The organization that promotes press freedom worldwide asks for the free flow of information and the right of journalists to do their jobs in the digital age

The Committee to Protect Journalists (CPJ) nonprofit organization based in New York since 1981, that promotes press freedom and defends the rights of journalists, has launched a campaign called “Right to report”. Ossigeno per l’Informazione supports it togheter with other associations.

The initiative was created to ask the White House to respect journalists’ right to gather and report the news in the digital age.

Revelations about surveillance, intimidation, and exploitation of the press – as stated on CPJ website – have raised unsettling questions about whether the U.S. and other Western democracies risk undermining journalists’ ability to report in the digital age.
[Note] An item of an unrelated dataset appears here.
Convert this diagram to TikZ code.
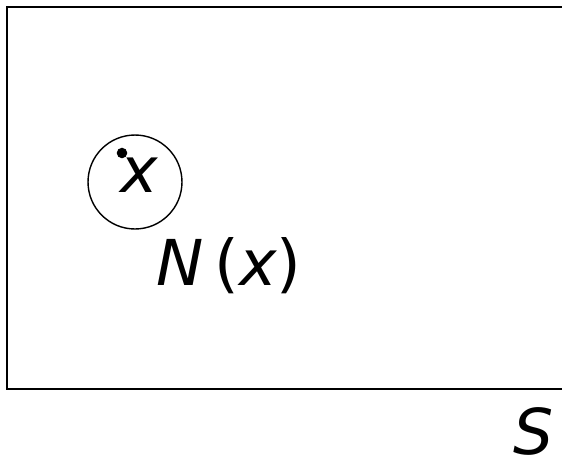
\documentclass[tikz,border=0pt]{standalone}
\usepackage{fontspec}
\setmainfont{DejaVu Sans}
\usepackage{tikz}
\tikzset{
  lbl/.style={inner sep=0pt, font=\fontsize{36}{40}\selectfont\itshape},
  nbhd/.style={draw, thick, circle, minimum size=1.88cm, inner sep=0pt},
  pt/.style={circle, fill=black, minimum size=6pt, inner sep=0pt}
}
\begin{document}
\begin{tikzpicture}[x=0.02cm, y=-0.02cm]
		\useasboundingbox (0,0) rectangle (562,464);
		% space S
		\draw[thick] (563,7) -- (7,7) -- (7,389) -- (563,389);
		% neighbourhood
		\node[nbhd] (nx) at (135,182) {};
		\node[pt] (p) at (122,153) {};
		\node[lbl] (x) at (139,175) {x};
		\node[lbl] (N) at (229,266) {N\,{\upshape(}x{\upshape)}};
		\node[lbl] (S) at (534,431) {S};
	\end{tikzpicture}
\end{document}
CPJ also refers to documents leaked by Edward Snowden, former technician of the CIA who has publicly revealed secret details of various programs of mass surveillance of American government and the British one.

The Committee complains that when journalists believe they might be targeted by government hackers, pulled into a criminal investigation, or searched and interrogated about their work at the U.S. border, their ability to inform the public erodes. If journalists cannot communicate in confidence with sources, they cannot do their jobs.

The CPJ campaign asks for the protection of the free flow of information and the right of journalists to do their jobs in the digital age.

There are three requirements that the Committee asks to the Obama Administration: issue a presidential policy directive prohibiting the hacking and surveillance of journalists and media organizations, limit aggressive prosecutions that ensnare journalists and intimidate whistleblowers, Prevent the harassment of journalists at the U.S. border.

We want the U.S. to have an unblemished press freedom record so that it can more effectively advocate for the rights of journalists in countries such as Turkey, Russia, and China – as written by executive director of the CPJ Joel Simon-. In these places, repression is growing and the stakes are enormous. The U.S. needs to speak out effectively in support of press freedom and it can do so only if its own record is not consistently challenged.